Feeling Bearish

David Wessel of the Wall Street Journal is feeling bearish this morning:

Every so often, economic forces and financial markets collide in ways that make for a tumultuous year — the stock market crash in 1987, the Asian financial crisis and bond-market paralysis in 1998, the bursting stock bubble in 2000.

Suddenly, this year has all the ingredients of a Big One.

The dollar is sinking. Global stock markets are volatile. Bond-market interest rates are climbing. Oil prices are up. Gold is at a quarter-century high. Housing prices are softening. Protectionist pressures are intensifying. General Motors Corp. is a candidate for bankruptcy court. Iran may be on the verge of going nuclear. A nasty, partisan congressional election looms. And a new Federal Reserve chairman’s inflation-fighting resolve is being tested.

Alan Greenspan certainly picked a good time to retire.

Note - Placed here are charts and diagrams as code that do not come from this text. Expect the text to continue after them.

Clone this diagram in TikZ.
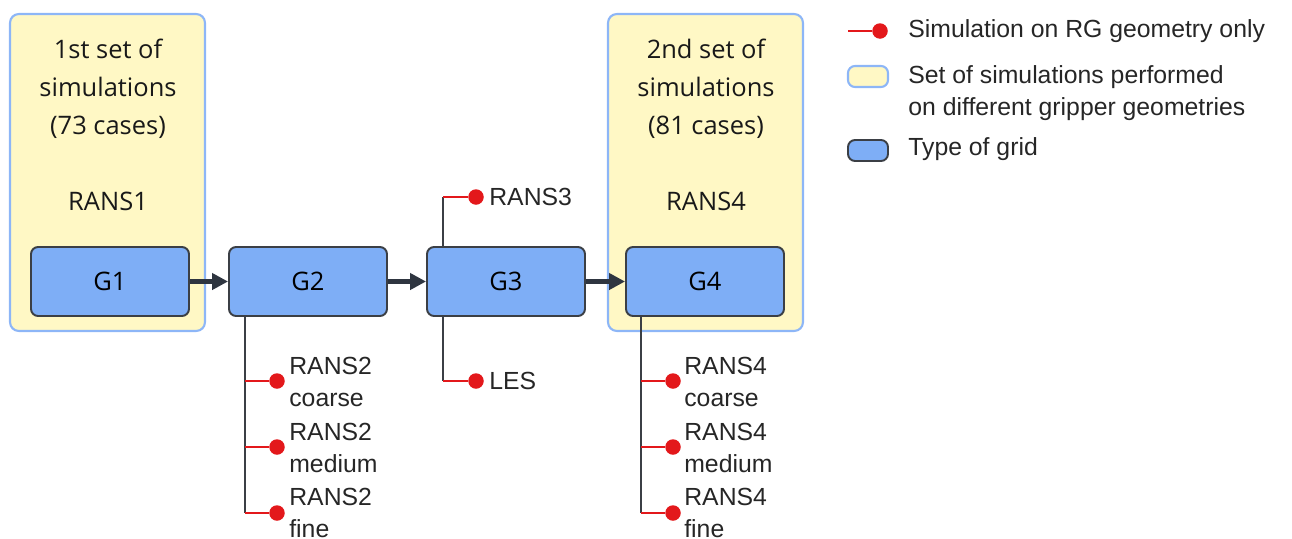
\documentclass[tikz,border=0pt]{standalone}
\usepackage{fontspec}
\setmainfont{Liberation Sans}
\newfontfamily\setfont{Open Sans}
\usetikzlibrary{arrows.meta}
\definecolor{setyellow}{HTML}{FFF8C5}
\definecolor{setblue}{HTML}{8DB6F7}
\definecolor{gridblue}{HTML}{7EAEF6}
\definecolor{gridedge}{HTML}{3B3F45}
\definecolor{flowdark}{HTML}{2E3540}
\definecolor{simred}{HTML}{E3181B}

\begin{document}
\begin{tikzpicture}[x=0.02cm, y=-0.02cm, font=\fontsize{14.1}{18.2}\selectfont,
  setbox/.style={draw=setblue, fill=setyellow, line width=1.2pt, rounded corners=5pt, minimum width=3.9cm, minimum height=6.34cm},
  gridbox/.style={draw=gridedge, fill=gridblue, line width=1.1pt, rounded corners=4pt, minimum width=3.16cm, minimum height=1.38cm, font=\setfont\fontsize{14.5}{18}\selectfont},
  settext/.style={align=center, font=\setfont\fontsize{14.5}{21.6}\selectfont, text=black!90},
  flow/.style={-{Triangle[length=9pt,width=9pt]}, line width=2.4pt, flowdark},
  trunk/.style={gridedge, line width=1.1pt},
  branch/.style={simred, line width=0.9pt},
  simdot/.style={circle, fill=simred, inner sep=0pt, minimum size=0.31cm},
  simlabel/.style={anchor=west, align=left, inner sep=0pt, text=black!85},
]
  \useasboundingbox (0,0) rectangle (1292,538);
  \node[setbox] (set1) at (107.5,172.5) {};
  \node[setbox] (set2) at (705.5,172.5) {};
  \node[settext] (title1) at (108,89) {1st set of\\simulations\\(73 cases)};
  \node[settext] (title2) at (706,89) {2nd set of\\simulations\\(81 cases)};
  \node[settext] (rans1) at (108,201) {RANS1};
  \node[settext] (rans4) at (706,201) {RANS4};
  \node[gridbox] (g1) at (110,281.5) {G1};
  \node[gridbox] (g2) at (308,281.5) {G2};
  \node[gridbox] (g3) at (506,281.5) {G3};
  \node[gridbox] (g4) at (705,281.5) {G4};
  \draw[flow] (g1) -- (g2);
  \draw[flow] (g2) -- (g3);
  \draw[flow] (g3) -- (g4);
  % G2 branches
  \coordinate (t2) at (245,513);
  \node[simdot] (r2c) at (277,381) {};
  \node[simdot] (r2m) at (277,447) {};
  \node[simdot] (r2f) at (277,513) {};
  \node[simlabel] at (289,382) {RANS2\\coarse};
  \node[simlabel] at (289,448) {RANS2\\medium};
  \node[simlabel] at (289,513) {RANS2\\fine};
  \draw[trunk] (g2.south -| t2) -- (t2);
  \draw[branch] (r2c -| t2) -- (r2c);
  \draw[branch] (r2m -| t2) -- (r2m);
  \draw[branch] (t2) -- (r2f);
  % G3 branches
  \coordinate (t3a) at (443,197);
  \coordinate (t3b) at (443,381);
  \node[simdot] (r3) at (476,197) {};
  \node[simdot] (les) at (476,381) {};
  \node[simlabel] at (489,197) {RANS3};
  \node[simlabel] at (489,381) {LES};
  \draw[trunk] (g3.north -| t3a) -- (t3a);
  \draw[trunk] (g3.south -| t3b) -- (t3b);
  \draw[branch] (t3a) -- (r3);
  \draw[branch] (t3b) -- (les);
  % G4 branches
  \coordinate (t4) at (641,513);
  \node[simdot] (r4c) at (673,381) {};
  \node[simdot] (r4m) at (673,447) {};
  \node[simdot] (r4f) at (673,513) {};
  \node[simlabel] at (684,382) {RANS4\\coarse};
  \node[simlabel] at (684,448) {RANS4\\medium};
  \node[simlabel] at (684,513) {RANS4\\fine};
  \draw[trunk] (g4.south -| t4) -- (t4);
  \draw[branch] (r4c -| t4) -- (r4c);
  \draw[branch] (r4m -| t4) -- (r4m);
  \draw[branch] (t4) -- (r4f);
  % legend
  \coordinate (legline) at (848,31);
  \node[simdot] (legdot) at (880,31) {};
  \draw[branch] (legline) -- (legdot);
  \node[simlabel] at (908,31) {Simulation on RG geometry only};
  \node[setbox, minimum width=0.8cm, minimum height=0.42cm, rounded corners=4pt] (legset) at (868,76.5) {};
  \node[simlabel] at (908,93) {Set of simulations performed\\on different gripper geometries};
  \node[gridbox, minimum width=0.8cm, minimum height=0.42cm] (leggrid) at (868,150.5) {};
  \node[simlabel] at (908,149) {Type of grid};
\end{tikzpicture}
\end{document}
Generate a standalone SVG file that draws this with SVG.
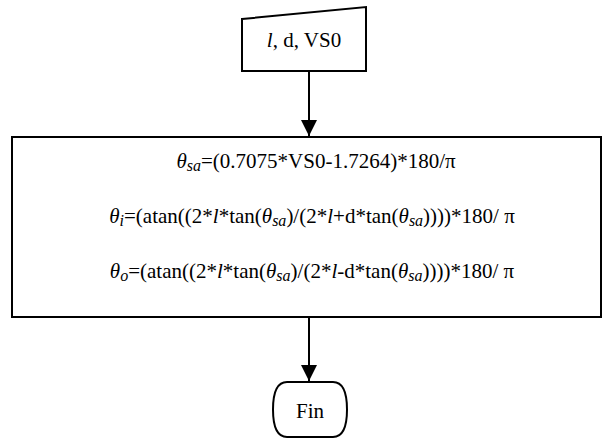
<svg xmlns="http://www.w3.org/2000/svg" width="611" height="438" viewBox="0 0 611 438">
  <style>
    .shape { fill: #ffffff; stroke: #000000; stroke-width: 2; }
    .edge { fill: none; stroke: #000000; stroke-width: 2; }
    .lbl { font-family: 'Liberation Serif', 'Times New Roman', serif; font-size: 21px; fill: #000000; text-anchor: middle; }
    .i { font-style: italic; }
    .sub { font-style: italic; font-size: 16px; }
  </style>
  <defs>
    <marker id="arrow" viewBox="0 0 16 16" refX="16" refY="8" markerWidth="16" markerHeight="16" markerUnits="userSpaceOnUse" orient="auto">
      <path d="M0,0 L16,8 L0,16 Z" fill="#000000"/>
    </marker>
  </defs>

  <!-- flow arrows -->
  <g id="connectors">
    <line class="edge" x1="309" y1="71" x2="309" y2="136" marker-end="url(#arrow)"/>
    <line class="edge" x1="309" y1="317" x2="309" y2="381" marker-end="url(#arrow)"/>
  </g>

  <!-- manual input -->
  <g id="input">
    <path class="shape" d="M242,19 L366,7 L366,71 L242,71 Z"/>
    <text class="lbl" x="304" y="47"><tspan class="i">l</tspan>, d, VS0</text>
  </g>

  <!-- angle computations -->
  <g id="process">
    <rect class="shape" x="12" y="137" width="589" height="180"/>
    <text class="lbl" x="316" y="168"><tspan class="i">θ</tspan><tspan class="sub" dy="3">sa</tspan><tspan dy="-3">=(0.7075*VS0-1.7264)*180/π</tspan></text>
    <text class="lbl" x="312" y="223"><tspan class="i">θ</tspan><tspan class="sub" dy="3">i</tspan><tspan dy="-3">=(atan((2*</tspan><tspan class="i">l</tspan>*tan(<tspan class="i">θ</tspan><tspan class="sub" dy="3">sa</tspan><tspan dy="-3">)/(2*</tspan><tspan class="i">l</tspan>+d*tan(<tspan class="i">θ</tspan><tspan class="sub" dy="3">sa</tspan><tspan dy="-3">))))*180/ π</tspan></text>
    <text class="lbl" x="312" y="278"><tspan class="i">θ</tspan><tspan class="sub" dy="3">o</tspan><tspan dy="-3">=(atan((2*</tspan><tspan class="i">l</tspan>*tan(<tspan class="i">θ</tspan><tspan class="sub" dy="3">sa</tspan><tspan dy="-3">)/(2*</tspan><tspan class="i">l</tspan>-d*tan(<tspan class="i">θ</tspan><tspan class="sub" dy="3">sa</tspan><tspan dy="-3">))))*180/ π</tspan></text>
  </g>

  <!-- terminator -->
  <g id="end">
    <path class="shape" d="M287,382 L333,382 Q347,382 347,409.5 Q347,437 333,437 L287,437 Q273,437 273,409.5 Q273,382 287,382 Z"/>
    <text class="lbl" x="310" y="418">Fin</text>
  </g>
</svg>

Wessel neglected to mention the fuel that the US’s enormous current account balance adds to this unignited fire, but even so, he seems to have reasons enough for concern. It’s not clear what the spark will be, or even whether there will be a spark at all. There may not be. But I think that Wessel is right to suggest that there is enough dry wood and kindling piled together to give 2006 the potential to generate more than a comfortable amount of heat and flames.